Parece que ha pasado mucho más tiempo. Pero 84 años son, en muchos sentidos, apenas un suspiro. Mi padre nació en 1929 y recordaba la desbandá. Pero no el acontecimiento, del que no fue testigo, o al menos eso me dijo, sino de lo que le contaron después. Sí recordaba las alarmas y el ruido de las bombas. La reclusión de aquellos días. Le dijeron luego que muchos se habían ido. Su padre, un falangista incondicional de José Antonio, que se escapó por los pelos de un paseíllo gracias a la intervención de un hombre al que no mucho antes había sacado de un apuro, confiaba en que lo que venía sería bueno para su familia. Así que se limitó a procurar su protección. Esto, insisto, me contó mi padre. Pocos años después, acabada ya la Guerra, mientras Europa libraba la suya, le pagaban una perra gorda por repartir octavillas con propaganda favorable a Hitler. Ahí están mis raíces, sí. Y no siempre ha sido fácil lidiar con ellas. Muchos años después conocía a una mujer mayor, ya fallecida, que en el 37 vivía en un cortijo en la provincia de Almería, cerca ya de Murcia. Por aquel entonces era una muchacha que encontró en el camino frente a su casa a una mujer que caminaba desamparada junto a sus dos hijos pequeños, devorados los tres por el polvo del camino y con los zapatos destrozados. Al verlos así, aquella joven les invitó a pasar a su cocina para darles un plato de comida y un vaso de agua. La recién llegada le informó de que venían andando desde Málaga, huyendo de los nacionales y de los italianos. Y entonces le dio sus razones: "Hemos matado a todos los señoritos de la calle Larios". La muchacha, aterrorizada, esperó a que los tres terminaran su plato y se marcharan. A muchos de quienes se quedaron en Málaga, ya se sabe, les esperaban los fusilamientos en San Rafael hasta bien entrados los años 50 y la proyección de un régimen que aseguraba ser magnánimo con sus enemigos. Las víctimas del franquismo que contó mi familia, quienes me precedieron, no vivieron ni murieron en Málaga, pero supieron de la miseria y la injusticia en un pueblo de Córdoba para morir con cuarenta años por las enfermedades que contrajeron con tal de escapar con vida, como mi abuelo, o fueron deportados a los campos de concentración del norte. Luego, los hijos de unos y otros se casaron, engendraron, criaron sus propias familias, afrontaron otros riesgos, optaron por seguir adelante.

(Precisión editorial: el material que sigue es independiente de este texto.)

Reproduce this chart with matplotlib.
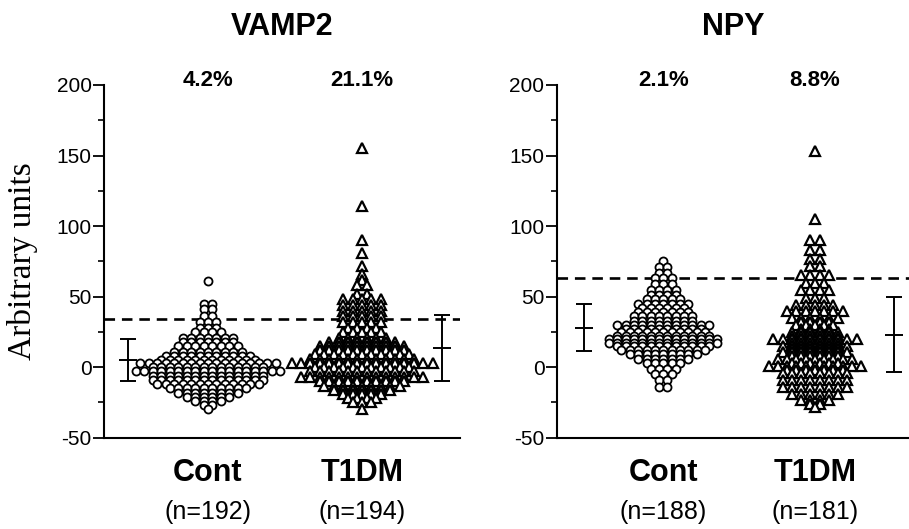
import numpy as np
import matplotlib.pyplot as plt
from matplotlib.ticker import MultipleLocator

plt.rcParams['font.family'] = ['Liberation Sans', 'DejaVu Sans']
plt.rcParams['axes.unicode_minus'] = False

groups = ['Cont', 'T1DM']

vamp2_n = [192, 194]
vamp2_pct = ['4.2%', '21.1%']
vamp2_cutoff = 34
vamp2_mean = [5, 13.5]
vamp2_sd = [15, 23.5]

npy_n = [188, 181]
npy_pct = ['2.1%', '8.8%']
npy_cutoff = 63
npy_mean = [28, 23]
npy_sd = [16.5, 26.5]

# swarm rows: value of the row and how many points sit on it
vamp2_cont_y = [61, 45, 41, 36, 32, 28, 25, 21, 18, 15, 11, 8, 5, 3, 0,
                -3, -6, -9, -12, -15, -18, -21, -24, -27, -30]
vamp2_cont_c = [1, 2, 2, 2, 3, 3, 4, 7, 7, 8, 9, 11, 12, 17, 14,
                18, 14, 14, 13, 10, 8, 6, 4, 2, 1]

vamp2_t1dm_y = [155, 114, 90, 81, 72, 66, 62, 58, 52, 48, 44, 40, 36, 32,
                28, 25, 21, 18, 15, 12, 9, 6, 3, 0, -3, -7, -10, -13, -16,
                -19, -22, -25, -30]
vamp2_t1dm_c = [1, 1, 1, 1, 1, 1, 1, 2, 2, 5, 5, 5, 5, 5,
                4, 5, 6, 8, 10, 10, 11, 12, 16, 11, 12, 14, 10, 9, 7,
                5, 4, 3, 1]

npy_cont_y = [75, 71, 67, 63, 59, 55, 51, 48, 45, 42, 39, 36, 33, 30, 27,
              25, 22, 20, 17, 15, 12, 9, 6, 3, -1, -5, -9, -14]
npy_cont_c = [1, 2, 2, 3, 3, 4, 4, 5, 7, 6, 7, 8, 8, 12, 10,
              11, 12, 14, 14, 12, 11, 9, 7, 5, 4, 3, 2, 2]

npy_t1dm_y = [153, 105, 90, 83, 77, 72, 65, 60, 55, 49, 44, 40, 35, 32, 30,
              27, 25, 22, 20, 17, 15, 13, 11, 8, 6, 3, 1, -2, -4, -9, -14,
              -19, -23, -26, -28]
npy_t1dm_c = [1, 1, 2, 2, 2, 2, 4, 3, 4, 3, 5, 7, 6, 4, 5,
              4, 6, 6, 10, 6, 8, 6, 8, 6, 9, 6, 11, 7, 8, 8, 8,
              6, 4, 2, 1]


def draw_swarm(ax, xc, levels, counts, marker, step, size, ew):
    for y, c in zip(levels, counts):
        xs = xc + (np.arange(c) - (c - 1) / 2.0) * step
        ax.plot(xs, [y] * c, linestyle='none', marker=marker, markersize=size,
                markerfacecolor='white', markeredgecolor='black',
                markeredgewidth=ew, zorder=3)


def setup_panel(ax, title, xlim, ns, pcts, cutoff, means, sds, swarms):
    ax.set_xlim(*xlim)
    ax.set_ylim(-50, 200)
    ax.spines['top'].set_visible(False)
    ax.spines['right'].set_visible(False)
    ax.spines['left'].set_linewidth(1.5)
    ax.spines['bottom'].set_linewidth(1.5)
    ax.set_xticks([])
    ax.yaxis.set_major_locator(MultipleLocator(50))
    ax.yaxis.set_minor_locator(MultipleLocator(25))
    ax.tick_params(axis='y', which='major', length=8, width=1.3,
                   labelsize=15, pad=1)
    ax.tick_params(axis='y', which='minor', length=4, width=1.2)

    ax.axhline(cutoff, color='black', lw=1.9, ls=(0, (4, 2.6)), zorder=2)

    (cy, cc), (ty, tc) = swarms
    draw_swarm(ax, 1, cy, cc, 'o', 0.055, 5.8, 1.3)
    draw_swarm(ax, 2, ty, tc, '^', 0.061, 7.0, 1.6)

    for i, x in enumerate([1 - 0.52, 2 + 0.52]):
        ax.errorbar(x, means[i], yerr=sds[i], color='black', lw=1.4,
                    capsize=6, capthick=1.4, zorder=4)
        ax.plot(x, means[i], marker='_', markersize=13, mew=1.4,
                color='black', zorder=4)

    trans = ax.get_xaxis_transform()
    for i, g in enumerate(groups):
        ax.text(i + 1, 203, pcts[i], ha='center', va='center', fontsize=16,
                fontweight='bold', clip_on=False)
        ax.text(i + 1, -0.10, g, transform=trans, ha='center', va='center',
                fontsize=22, fontweight='bold')
        ax.text(i + 1, -0.212, '(n=%d)' % ns[i], transform=trans,
                ha='center', va='center', fontsize=18)

    ax.text(0.5, 1.165, title, transform=ax.transAxes, ha='center',
            va='center', fontsize=22, fontweight='bold')


fig = plt.figure(figsize=(9.09, 5.29), dpi=100)
ax1 = fig.add_axes([104 / 909, 1 - 437.7 / 529, 356 / 909, 352.7 / 529])
ax2 = fig.add_axes([557 / 909, 1 - 437.7 / 529, 352 / 909, 352.7 / 529])

setup_panel(ax1, 'VAMP2', (0.325, 2.636), vamp2_n, vamp2_pct, vamp2_cutoff,
            vamp2_mean, vamp2_sd,
            [(vamp2_cont_y, vamp2_cont_c), (vamp2_t1dm_y, vamp2_t1dm_c)])
setup_panel(ax2, 'NPY', (0.30, 2.62), npy_n, npy_pct, npy_cutoff,
            npy_mean, npy_sd,
            [(npy_cont_y, npy_cont_c), (npy_t1dm_y, npy_t1dm_c)])

fig.text(23 / 909, 1 - 261 / 529, 'Arbitrary units', rotation=90,
         ha='center', va='center', fontsize=24, family='Liberation Serif')

fig.savefig('out.png', dpi=100)
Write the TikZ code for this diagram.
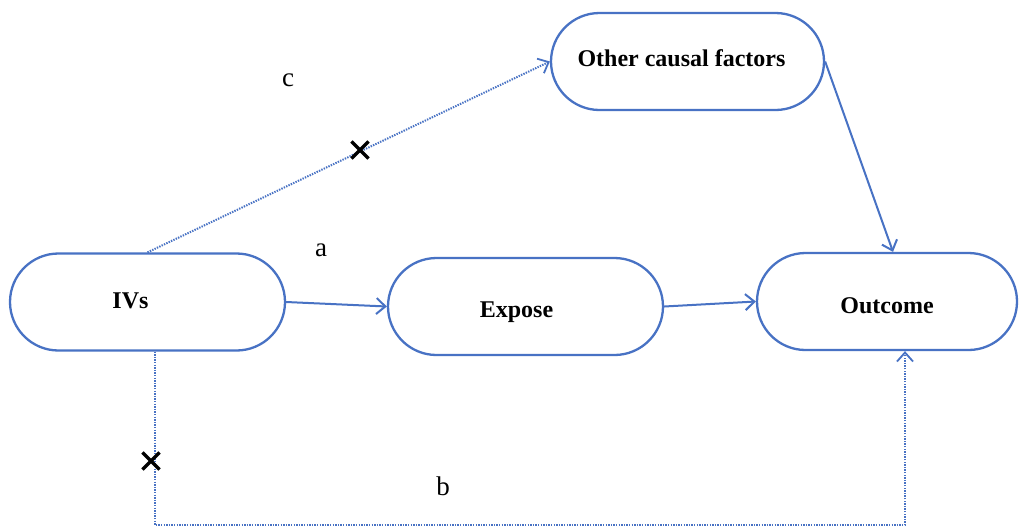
\documentclass[tikz,border=0pt]{standalone}
\usepackage{fontspec}
\setmainfont{Liberation Serif}
\usetikzlibrary{arrows.meta,shapes.misc}
\definecolor{lineblue}{RGB}{72,114,196}
\tikzset{
  pill/.style={draw=lineblue, line width=2.3pt, rounded rectangle, rounded rectangle arc length=180,
    minimum height=97pt, inner sep=0pt, font=\fontsize{24}{28}\selectfont\bfseries},
  conn/.style={draw=lineblue, line width=2pt, -{Straight Barb[length=9pt,width=16pt,line width=2pt]}},
  dotconn/.style={draw=lineblue, line width=2pt, dash pattern=on 1.4pt off 1.2pt,
    -{Straight Barb[length=9pt,width=16pt,line width=1.8pt]}},
  xmark/.style={cross out, draw=black, line width=3.2pt, minimum size=14pt, inner sep=0pt},
  lbl/.style={font=\fontsize{27}{30}\selectfont}
}
\begin{document}
\begin{tikzpicture}[x=1pt,y=-1pt]
\useasboundingbox[fill=white] (0,0) rectangle (1019,528);
\node[pill, minimum width=275pt] (ivs) at (147.5,302) {\hspace*{-34pt}\smash{\raisebox{-6pt}{IVs}}};
\node[pill, minimum width=275pt] (expose) at (525.5,306.5) {\hspace*{-18pt}\smash{\raisebox{-10.5pt}{Expose}}};
\node[pill, minimum width=260pt] (outcome) at (887,301.5) {\smash{\raisebox{-12pt}{Outcome}}};
\node[pill, minimum width=273pt] (other) at (687.5,61.5) {\hspace*{-12pt}\smash{\raisebox{-5pt}{Other causal factors}}};
\coordinate (c1) at (155,525);
\coordinate (c2) at (905,525);
\draw[conn] (ivs.east) -- (expose.west);
\draw[conn] (expose.east) -- (outcome.west);
\draw[conn] (other.east) -- ([xshift=6pt]outcome.north);
\draw[dotconn] (ivs.north) -- (other.west);
\draw[dotconn] ([xshift=7.5pt]ivs.south) -- (c1) -- (c2) -- ([xshift=18pt]outcome.south);
\node[xmark] (x1) at (360,150) {};
\node[xmark] (x2) at (151,461) {};
\node[lbl] (lc) at (288,80) {c};
\node[lbl] (la) at (321,250) {a};
\node[lbl] (lb) at (443,486) {b};
\end{tikzpicture}
\end{document}
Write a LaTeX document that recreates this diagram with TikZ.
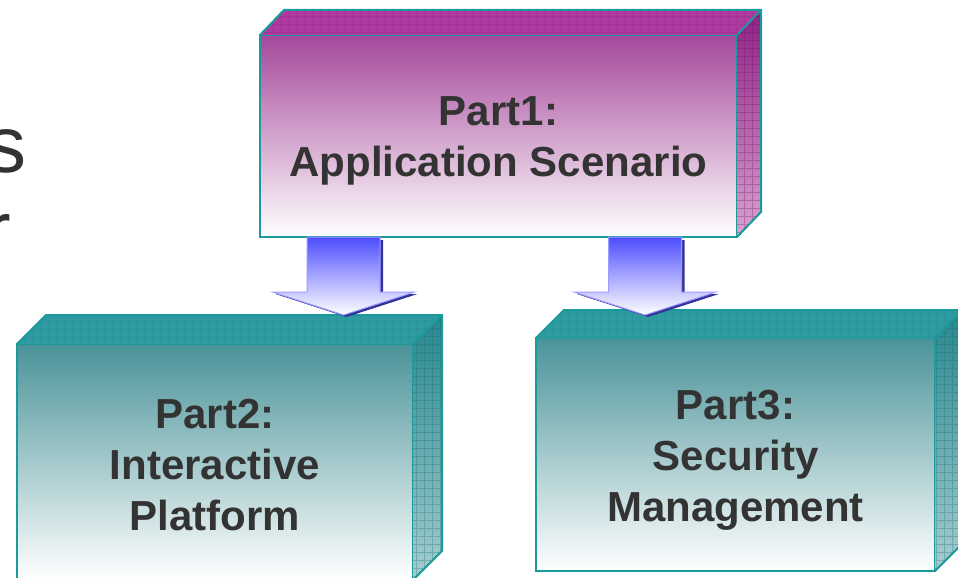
\documentclass[tikz,border=0pt]{standalone}
\usepackage{fontspec}
\setmainfont{Liberation Sans}
\usetikzlibrary{calc}
\definecolor{edge}{HTML}{1A9A9A}
\definecolor{txt}{HTML}{333333}
\definecolor{magtop}{HTML}{A5489B}
\definecolor{magface}{HTML}{AE3AA0}
\definecolor{magsidetop}{HTML}{8E2084}
\definecolor{magsidebot}{HTML}{D8A2CF}
\definecolor{magline}{HTML}{6E1066}
\definecolor{tealtop}{HTML}{4A9399}
\definecolor{tealface}{HTML}{2E9BA2}
\definecolor{tealsidetop}{HTML}{25878D}
\definecolor{tealsidebot}{HTML}{A6CDD0}
\definecolor{tealline}{HTML}{156A70}
\definecolor{arrtop}{HTML}{4D4DFF}
\definecolor{arrshadow}{HTML}{333399}
\definecolor{arredge}{HTML}{9C9CFF}
\newcommand{\blockarrowpath}[2]{($(#1)+(-36.5,0)$) -- ($(#1)+(36.5,0)$) -- ($(#2)+(36.5,-23)$) -- ($(#2)+(71,-23)$) -- (#2) -- ($(#2)+(-71,-23)$) -- ($(#2)+(-36.5,-23)$) -- cycle}
\tikzset{
  partbox/.style={draw=edge, line width=2pt, inner sep=0pt, outer sep=0pt,
    anchor=north west, top color=#1, bottom color=white},
  parttext/.style={align=center, text=txt, inner sep=0pt, font=\bfseries\fontsize{42}{51}\selectfont},
  topface/.style={fill=#1},
  edgeline/.style={draw=edge, line width=2pt, line join=round},
  texgrid/.style={draw=#1, line width=0.5pt, opacity=0.3},
  arrowbody/.style={draw=arredge, line width=1pt, line join=miter, top color=arrtop, bottom color=white},
  arrowshadow/.style={fill=arrshadow},
  sidetext/.style={anchor=base east, inner sep=0pt, text=txt, font=\fontsize{80}{96}\selectfont}
}
\begin{document}
\begin{tikzpicture}[x=1pt,y=-1pt]
\clip (0,0) rectangle (958,578);
\fill[white] (0,0) rectangle (958,578);

% partial text at the left edge
\node[sidetext] (ls) at (27,172) {s};
\node[sidetext] (lr) at (11,257) {r};

% ---------- Box 1 ----------
\node[partbox=magtop, minimum width=477pt, minimum height=202pt] (p1) at (260,35) {};
\node[parttext] (p1t) at ($(p1.center)+(0,5)$) {Part1:\\Application Scenario};
\path[topface=magface] (p1.north west) -- ++(24,-25) -- ($(p1.north east)+(24,-25)$) -- (p1.north east) -- cycle;
\path[top color=magsidetop, bottom color=magsidebot] (p1.north east) -- ++(24,-25) -- ($(p1.south east)+(24,-25)$) -- (p1.south east) -- cycle;
\begin{scope}
  \clip (p1.north east) -- ++(24,-25) -- ($(p1.south east)+(24,-25)$) -- (p1.south east) -- cycle;
  \draw[texgrid=magline, step=8pt] (730,0) grid (770,245);
\end{scope}
\begin{scope}
  \clip (p1.north west) -- ++(24,-25) -- ($(p1.north east)+(24,-25)$) -- (p1.north east) -- cycle;
  \draw[texgrid=magline, opacity=0.12, step=8pt] (255,0) grid (770,40);
\end{scope}
\draw[edgeline] (p1.north west) -- ++(24,-25) -- ($(p1.north east)+(24,-25)$) -- (p1.north east);
\draw[edgeline] ($(p1.north east)+(24,-25)$) -- ($(p1.south east)+(24,-25)$) -- (p1.south east);

% ---------- Box 2 ----------
\node[partbox=tealtop, minimum width=396pt, minimum height=236pt] (p2) at (17,344) {};
\node[parttext] (p2t) at ($(p2.center)+(0,3)$) {Part2:\\Interactive\\Platform};
\path[topface=tealface] (p2.north west) -- ++(29,-29) -- ($(p2.north east)+(29,-29)$) -- (p2.north east) -- cycle;
\path[top color=tealsidetop, bottom color=tealsidebot] (p2.north east) -- ++(29,-29) -- ($(p2.south east)+(29,-29)$) -- (p2.south east) -- cycle;
\begin{scope}
  \clip (p2.north east) -- ++(29,-29) -- ($(p2.south east)+(29,-29)$) -- (p2.south east) -- cycle;
  \draw[texgrid=tealline, step=8pt] (405,300) grid (450,585);
\end{scope}
\begin{scope}
  \clip (p2.north west) -- ++(29,-29) -- ($(p2.north east)+(29,-29)$) -- (p2.north east) -- cycle;
  \draw[texgrid=tealline, opacity=0.12, step=8pt] (10,305) grid (450,350);
\end{scope}
\draw[edgeline] (p2.north west) -- ++(29,-29) -- ($(p2.north east)+(29,-29)$) -- (p2.north east);
\draw[edgeline] ($(p2.north east)+(29,-29)$) -- ($(p2.south east)+(29,-29)$) -- (p2.south east);

% ---------- Box 3 ----------
\node[partbox=tealtop, minimum width=399pt, minimum height=233pt] (p3) at (536,338) {};
\node[parttext] (p3t) at ($(p3.center)+(0,6)$) {Part3:\\Security\\Management};
\path[topface=tealface] (p3.north west) -- ++(28,-28) -- ($(p3.north east)+(28,-28)$) -- (p3.north east) -- cycle;
\path[top color=tealsidetop, bottom color=tealsidebot] (p3.north east) -- ++(28,-28) -- ($(p3.south east)+(28,-28)$) -- (p3.south east) -- cycle;
\begin{scope}
  \clip (p3.north east) -- ++(28,-28) -- ($(p3.south east)+(28,-28)$) -- (p3.south east) -- cycle;
  \draw[texgrid=tealline, step=8pt] (928,300) grid (970,580);
\end{scope}
\begin{scope}
  \clip (p3.north west) -- ++(28,-28) -- ($(p3.north east)+(28,-28)$) -- (p3.north east) -- cycle;
  \draw[texgrid=tealline, opacity=0.12, step=8pt] (530,300) grid (970,345);
\end{scope}
\draw[edgeline] (p3.north west) -- ++(28,-28) -- ($(p3.north east)+(28,-28)$) -- (p3.north east);
\draw[edgeline] ($(p3.north east)+(28,-28)$) -- ($(p3.south east)+(28,-28)$) -- (p3.south east);

% ---------- Block arrows ----------
\coordinate (s1) at ($(p1.south west)+(83.5,0)$);
\coordinate (t1) at ($(s1 |- p2.north)+(0,-29)$);
\coordinate (s2) at ($(p1.south west)+(385,0)$);
\coordinate (t2) at ($(s2 |- p3.north)+(0,-23)$);
\coordinate (s1s) at ($(s1)+(3,3)$);
\coordinate (t1s) at ($(t1)+(3,2)$);
\coordinate (s2s) at ($(s2)+(3,3)$);
\coordinate (t2s) at ($(t2)+(3,2)$);
\path[arrowshadow] \blockarrowpath{s1s}{t1s};
\path[arrowbody] \blockarrowpath{s1}{t1};
\path[arrowshadow] \blockarrowpath{s2s}{t2s};
\path[arrowbody] \blockarrowpath{s2}{t2};
\end{tikzpicture}
\end{document}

El 7 de febrero de 1937 era también domingo. Pero es mucho más lo que desconocemos de aquella tragedia que lo que sí sabemos. Aquella ciudad abandonada a su suerte bajo las llamas, sin un gobierno al que acogerse, quedó abonada desde el primer minuto al olvido. Y así ha sido: es mucho el trabajo que los historiadores tienen por delante para terminar de definir cantidades, tiempos, procesos, testimonios, de sacar luz de un pozo ciego que apenas contó con testigos. Pero resulta casi más doloroso el modo en que las historias familiares, los grandes o pequeños relatos que pudieron quedar, desde las distintas perspectivas y posiciones, se han ido disolviendo en un magma de silencio, impuesto primero por el franquismo y luego por el consabido pacto tácito a favor del encogimiento de hombros con el que, por lo general, se interpretó la Transición. Porque eran esas confesiones domésticas las que podían haber mantenido viva la llama. Sí, mi padre era un niño cuando pasó todo. No me contó mucho. Siempre he pensado que supo mucho más. Pero ya es tarde para él y para mí.